Antes de terminar, me detendré en mi secuencia favorita: en un momento determinado, la película se detiene durante una noche y el pueblo se ve en silencio desde las alturas. La voz del narrador nos lleva hasta ciertos dormitorios y nos muestra los sueños de determinados personajes: el más especial es el de Pepe Isbert, el alcalde. Dentro de su mente, todo el pueblo se convierte en una película de John Ford. Todos los personajes hablan un inglés inventado y gruñen como trogloditas, hay peleas, botellas de whisky, sombreros y espuelas roñosas. También hay un barman y bailarinas que dejan entrever las bragas bajo las faldas, como si fuese un guiño a Jean Vigo. Hay una pequeña orquesta y decenas de mesas llenas de borrachos. Pepe Isbert es el sheriff y entre gruñido y gruñido, tendrá que enfrentarse a una especie de hermanos Dalton. La apropiación es sublime, el trasbase cultural es brutal. Mientras Franco inauguraba pantanos por el país, Berlanga instauró este tipo de puentes en el cine español, demostrando que todo era posible gracias a la voluntad y que las mutaciones eran el futuro del arte y que el humor -bien concebido- era una de las sendas inexploradas de este serio y soberbio país que se llamaba y que se sigue llamando, España.

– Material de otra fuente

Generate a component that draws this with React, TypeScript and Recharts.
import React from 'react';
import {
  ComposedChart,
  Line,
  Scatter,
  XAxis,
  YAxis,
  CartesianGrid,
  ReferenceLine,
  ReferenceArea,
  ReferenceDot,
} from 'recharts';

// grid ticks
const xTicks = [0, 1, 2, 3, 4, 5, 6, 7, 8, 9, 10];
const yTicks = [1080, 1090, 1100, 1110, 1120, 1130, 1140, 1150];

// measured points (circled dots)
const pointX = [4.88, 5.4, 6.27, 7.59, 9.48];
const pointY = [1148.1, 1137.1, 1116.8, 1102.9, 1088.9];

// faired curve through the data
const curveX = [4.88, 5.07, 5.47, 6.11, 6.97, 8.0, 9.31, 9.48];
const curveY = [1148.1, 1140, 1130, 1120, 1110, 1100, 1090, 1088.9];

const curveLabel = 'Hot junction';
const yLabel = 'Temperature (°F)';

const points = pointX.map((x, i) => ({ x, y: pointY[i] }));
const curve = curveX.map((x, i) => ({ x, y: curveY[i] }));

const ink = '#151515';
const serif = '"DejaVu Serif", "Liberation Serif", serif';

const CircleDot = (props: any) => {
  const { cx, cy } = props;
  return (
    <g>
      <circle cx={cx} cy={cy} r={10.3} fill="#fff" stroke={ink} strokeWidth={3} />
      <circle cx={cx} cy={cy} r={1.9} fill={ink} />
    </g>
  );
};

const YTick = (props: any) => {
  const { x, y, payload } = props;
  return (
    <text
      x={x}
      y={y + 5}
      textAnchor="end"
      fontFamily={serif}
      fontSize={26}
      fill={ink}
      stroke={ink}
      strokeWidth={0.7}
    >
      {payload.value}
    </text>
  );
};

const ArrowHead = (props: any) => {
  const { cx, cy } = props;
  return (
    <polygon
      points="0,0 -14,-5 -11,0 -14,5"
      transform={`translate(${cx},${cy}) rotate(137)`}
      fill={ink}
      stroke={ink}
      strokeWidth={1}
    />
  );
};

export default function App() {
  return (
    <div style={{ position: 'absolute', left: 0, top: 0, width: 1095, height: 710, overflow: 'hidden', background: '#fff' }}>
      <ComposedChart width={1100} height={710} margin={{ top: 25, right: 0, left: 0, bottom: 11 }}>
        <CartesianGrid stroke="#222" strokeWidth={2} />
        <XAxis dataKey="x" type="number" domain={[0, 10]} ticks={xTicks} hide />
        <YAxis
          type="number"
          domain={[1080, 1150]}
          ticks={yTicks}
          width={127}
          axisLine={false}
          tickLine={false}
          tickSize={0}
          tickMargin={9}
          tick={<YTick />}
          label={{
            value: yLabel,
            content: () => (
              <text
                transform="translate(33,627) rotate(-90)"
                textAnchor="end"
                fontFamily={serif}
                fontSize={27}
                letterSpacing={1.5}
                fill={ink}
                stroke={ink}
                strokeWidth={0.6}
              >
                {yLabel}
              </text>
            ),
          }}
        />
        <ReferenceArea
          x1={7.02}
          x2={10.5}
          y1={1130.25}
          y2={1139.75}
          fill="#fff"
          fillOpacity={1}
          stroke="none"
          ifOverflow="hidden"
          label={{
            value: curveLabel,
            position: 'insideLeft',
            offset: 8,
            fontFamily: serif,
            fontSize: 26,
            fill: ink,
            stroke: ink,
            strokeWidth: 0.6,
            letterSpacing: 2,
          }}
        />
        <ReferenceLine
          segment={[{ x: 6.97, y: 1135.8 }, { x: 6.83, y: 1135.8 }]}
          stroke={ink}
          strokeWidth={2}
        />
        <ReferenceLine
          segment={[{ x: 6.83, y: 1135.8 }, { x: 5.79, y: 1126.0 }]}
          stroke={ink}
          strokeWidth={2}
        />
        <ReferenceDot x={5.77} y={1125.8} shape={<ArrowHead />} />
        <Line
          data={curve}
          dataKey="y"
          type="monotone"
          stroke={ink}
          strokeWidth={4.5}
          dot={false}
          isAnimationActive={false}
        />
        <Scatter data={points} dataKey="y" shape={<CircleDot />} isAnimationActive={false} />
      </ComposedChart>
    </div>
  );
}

Este tipo de ingeniosas secuencias berlanganianas, anticipan gran parte del cine moderno que nacerá en los 60’ y los 70’. Apropiaciones, mutaciones y parodias. Nuevas rutas emergiendo de la nada. Aunque parezca exagerado decirlo, a veces siento que Bienvenido Mr. Marshall tiene algo que ver con Tarantino y que el personaje sordo de Pepe Isbert, es la semilla del maravilloso personaje de Twin Peaks, Gordon Cole, ideado e interpretado por David Lynch. Quién sabe, tal vez en algún momento secreto y silencioso, el trasbase cultural se invirtió y ciertas obras españolas influyeron en el imaginario colectivo, más allá de la península.